[dietrichepp]

I'd like to add that the reason we use windowed sinc is because we're lazy and it works well. There are techniques for making better FIR filters, e.g., Parks-McClellan/Remez for small filters or other techniques for larger ones.

Also, there is no inherent difference between upsampling and downsampling. Lowering the pitch of an audio sample is no harder than raising it, and in both cases you make the same tradeoff when designing the filter (aliasing, bandwidth, impulse response, and processing time).

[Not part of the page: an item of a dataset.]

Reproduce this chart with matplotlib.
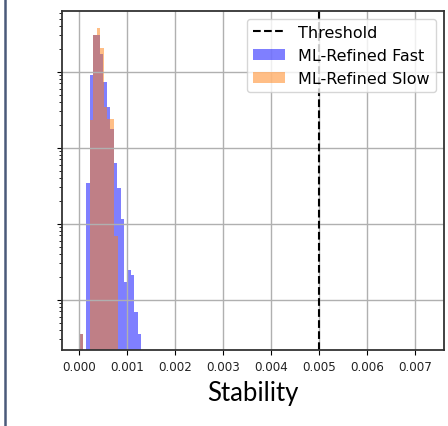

The problem is with resizing images, because using the windowed sinc function makes the (incorrect) assumption that the desired result can be directly sampled from the band-limited input. The fact that we use Lanczos interpolation as the standard "high-quality" image interpolation algorithm shows that this assumption is false. (I should elaborate: Lanczos is still windowed sinc, but is subjectively better even though it has demonstrably higher amounts of aliasing than competing windows. Or rather, the assumption that is false is the assumption that the same priorities we use for designing filters for signal analysis can be used for resampling images.)

[chipsy]

I'm referring more specifically to mipmaps. They let you cheat when downsampling.

[dietrichepp]

Well, yes and no. Mipmaps just make the process faster for a given level of quality by making the resampling ratios closer to 1.0. The closer the ratio gets to 1.0, the fewer filter coefficients you need.

The same thing is done in audio. If you want to upsample 64x, you can do it faster by upsampling 8x twice. Since the signal given to the second upsampler is already bandlimited, the filter can have a much longer falloff and use fewer coefficients.

This is exactly why you want to use a nice filter create the mipmapms but it's okay to use a simple bilinear filter for the final render.

(So what I'm saying is that you can also use mipmaps for upsampling, but nobody likes the storage requirements.)